Tytuł wpisu w pamiętniku odchudzania:
Dzień pierwszy


Dzisiejszy dzień mogę zaliczyć do udanych :D. Powinien być już drugi ale wczoraj spotkałam się ze znajomymi więc dzisiaj ale z pełną motywacją. Właściwie zbyt wiele nie podjadałam a na kolację udało mi się praktycznie zrezygnować z pieczywa ( niestety zjadłam pół bułki dodatkowo :( ). Do tego po raz pierwszy zrobiłam ryż z gotowanymi warzywami i pomimo że przez wcześniejsze diety jakoś nie mogłam się do ryżu przekonać to dzisiaj smakował mi wyśmienicie. Może to też dlatego że nie zrobiłam brązowego, którego nigdy nie potrafię dogotować tylko basmati. 

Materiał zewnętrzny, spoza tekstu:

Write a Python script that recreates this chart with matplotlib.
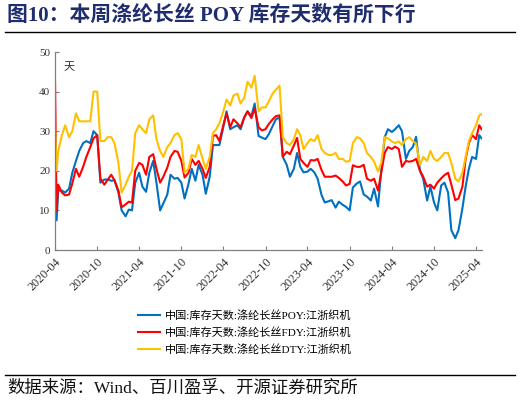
import pandas as pd
import numpy as np
import matplotlib
matplotlib.use("Agg")
import matplotlib.pyplot as plt
from matplotlib.lines import Line2D

plt.rcParams['font.family'] = ['Liberation Serif', 'Noto Sans CJK SC']

# dates: first point, one week later, then semi-monthly, last week
dates = pd.to_datetime(
    ["2020-04-01", "2020-04-08"]
    + [str(d.date()) for d in pd.date_range("2020-04-15", "2025-04-15", freq="SMS")]
    + ["2025-04-25"]
)

poy = [12, 7.5,
       15, 15, 14.5, 15.5, 19.5, 22.5, 25, 27, 27.5, 27,
       30, 29, 17, 17.8, 17.8, 17.5, 17.6, 14.5, 10, 8.5,
       10.2, 10, 17, 19.5, 16, 14.7, 19.5, 22.5, 17, 10,
       11.8, 14, 19, 18, 18.2, 17, 13, 16.7, 20.5, 17.5,
       21.5, 19, 14.2, 18.5, 26.5, 26.5, 26.5, 31, 35, 30.5,
       31, 31.5, 30.5, 33.5, 35, 33.8, 37, 28.8, 28.4, 28,
       29.2, 31.3, 33, 33.5, 23.5, 21.5, 18.5, 20.5, 24.5, 21,
       19.6, 19.8, 20.5, 19.6, 18, 13.9, 12, 12.3, 12.6, 10.7,
       12.2, 11.4, 10.9, 10, 15.8, 16.8, 17.3, 14, 13.5, 12.5,
       15.5, 11, 20, 28.5, 30.5, 29.8, 30.5, 31.5, 30, 23,
       25, 26, 28.6, 20, 18, 12.5, 16, 12, 10, 16.3,
       17, 14.5, 5, 3, 5, 10.5, 16, 20.5, 23.5, 23,
       29, 28.2]

fdy = [43, 10,
       16.5, 14.5, 13.8, 14, 16.8, 20.5, 18.5, 21, 23.5, 26,
       28.2, 29, 18, 16.5, 17.7, 19, 17.6, 15, 10.8, 11.5,
       12.2, 12, 20, 22, 21.5, 19, 23.5, 24.2, 20.5, 17,
       18.5, 20.8, 23.5, 25, 24.8, 22.5, 18.3, 19.5, 23, 21.5,
       22.5, 20.5, 18.2, 21, 28.8, 29, 27.5, 31.5, 34.5, 31,
       33, 32, 31, 33.5, 35, 33.3, 35.8, 31, 30.2, 30.5,
       31.8, 33, 33.8, 34, 23.6, 24.8, 24.2, 26.4, 28.3, 23,
       22, 21, 22.7, 22.6, 23, 20.2, 18.5, 18.5, 18.5, 18.8,
       18.2, 17.3, 16.3, 16.7, 21.4, 21, 21, 21.5, 18, 17.5,
       18, 15, 19.5, 24.5, 26, 25.5, 26.1, 25.5, 21, 22.5,
       22.3, 22.5, 23, 20, 18.5, 16, 16.5, 15.5, 17, 18.1,
       18.9, 19.5, 16.5, 12.6, 13, 16, 23, 27, 29, 28,
       31.5, 30.5]

dty = [32, 20,
       25, 29, 31.5, 28.5, 30, 34.5, 32.5, 32.5, 32.5, 32.5,
       40, 40, 27.5, 27.5, 28.5, 28.5, 27, 22, 14.5, 16.5,
       18.5, 20, 29.5, 31.5, 30.5, 29.5, 33, 34, 28, 25,
       23.5, 26, 27, 29, 29.5, 28, 19.5, 20.5, 24, 23.5,
       26.5, 23, 20.5, 23.5, 29.5, 30.5, 32, 35, 38, 36.5,
       39, 39.5, 37, 38.5, 42.5, 41, 44, 35, 36, 36,
       37.5, 39.5, 40.5, 41.5, 28.5, 27, 26.5, 28, 30.5, 29,
       25.5, 27, 28, 27.5, 29, 25.5, 24.5, 24, 24, 24.5,
       23, 23, 22.3, 22.5, 27, 28.5, 28.2, 27, 24.5, 23.5,
       22.3, 19.8, 22, 28.5, 28.2, 27.4, 27, 27.4, 26.5, 28,
       28.5, 27.5, 26.9, 21.5, 23.5, 22.5, 25, 23, 22.5, 23.5,
       24.5, 24.5, 22, 18, 17.3, 19.5, 23.5, 27.5, 29.5, 31.5,
       34, 34.3]

labels = ["中国:库存天数:涤纶长丝POY:江浙织机",
          "中国:库存天数:涤纶长丝FDY:江浙织机",
          "中国:库存天数:涤纶长丝DTY:江浙织机"]
colors = ["#0070C0", "#FF0000", "#FFC000"]

tick_dates = pd.date_range("2020-04-01", "2025-04-01", freq="6MS")

fig = plt.figure(figsize=(5.21, 4.05), dpi=100)
ax = fig.add_axes([55/521, 1-250/405, 427/521, 198/405])

for s, lab, c in zip([poy, fdy, dty], labels, colors):
    ax.plot(dates, s, color=c, lw=1.5, label=lab)

ax.set_xlim(pd.Timestamp("2020-04-01"), pd.Timestamp("2025-04-27"))
ax.set_ylim(0, 50)
ax.set_yticks(range(0, 51, 10))
ax.set_xticks(tick_dates)
ax.set_xticklabels([d.strftime("%Y-%m") for d in tick_dates],
                   rotation=45, ha="right", rotation_mode="anchor", fontsize=8.8)

for sp in ["top", "right"]:
    ax.spines[sp].set_visible(False)
for sp in ["left", "bottom"]:
    ax.spines[sp].set_color("#808080")
    ax.spines[sp].set_linewidth(0.9)
ax.tick_params(direction="in", length=3, width=0.8, color="#808080",
               labelcolor="#333333")
ax.tick_params(axis="y", labelsize=8)
ax.tick_params(axis="x", pad=4)

ax.text(0.033, 0.925, "天", transform=ax.transAxes, fontsize=8,
        ha="center", va="center", color="#333333")

fig.legend(loc="upper left", bbox_to_anchor=(128/521, 1-300/405),
           frameon=False, fontsize=8, handlelength=2.0, handletextpad=0.45,
           labelspacing=0.55)

fig.text(7/521, 1-16/405, "图10：本周涤纶长丝 POY 库存天数有所下行",
         fontsize=15, fontweight="bold", color="#1F2D6E", va="center")
fig.add_artist(Line2D([5/521, 515/521], [1-32/405, 1-32/405], color="black", lw=1))
fig.add_artist(Line2D([5/521, 515/521], [1-375/405, 1-375/405], color="black", lw=1))
fig.text(7/521, 1-389/405, "数据来源：Wind、百川盈孚、开源证券研究所",
         fontsize=12.5, color="#111111", va="center")

fig.savefig("out.png", dpi=100)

Z niejedzeniem słodyczy trzymałam się dzielnie chociaż zjadłam parę skittelsów i mam teraz wyrzuty sumienia :(. Fitatu pokazuje że kalorie się zgadzają chociaż cukry zostały przekroczone ale to głównie przez owoce z porannej owsianki i warzywa z kolacji. Zapomniałam z domu rodzinnego wagi kuchennej więc do soboty wszystko musi być liczone na oko, czego się trochę obawiam.

Ćwiczyłam chociaż trochę się obawiam czy nie będę zbytnio przeszkadzać sąsiadom z dołu jak robię Walk at home więc też niecałe 25 minut (szloch).

  • Berchen

    Berchen

    22 kwietnia 2020, 21:11

    to wszystko bardzo trudne teraz i wielu (mnie tez) przytlacza ta sytuacja. Moze skup sie na sobie - skoro masz czas to rob cos dla siebie, zeby po tej calej coronie wyjsc z nowym wizerunkiem - zadbaj o idealna diete, ustaw plan cwiczen , postaw sobie jakis cel i do roboty. Jesli studiujesz to musisz chyba tez cos na online przygotowac. Jesli jakas praca konieczna to szukaj i nie rozpaczaj, to nic nie da. Od jutra nowy dzien i nowe szanse.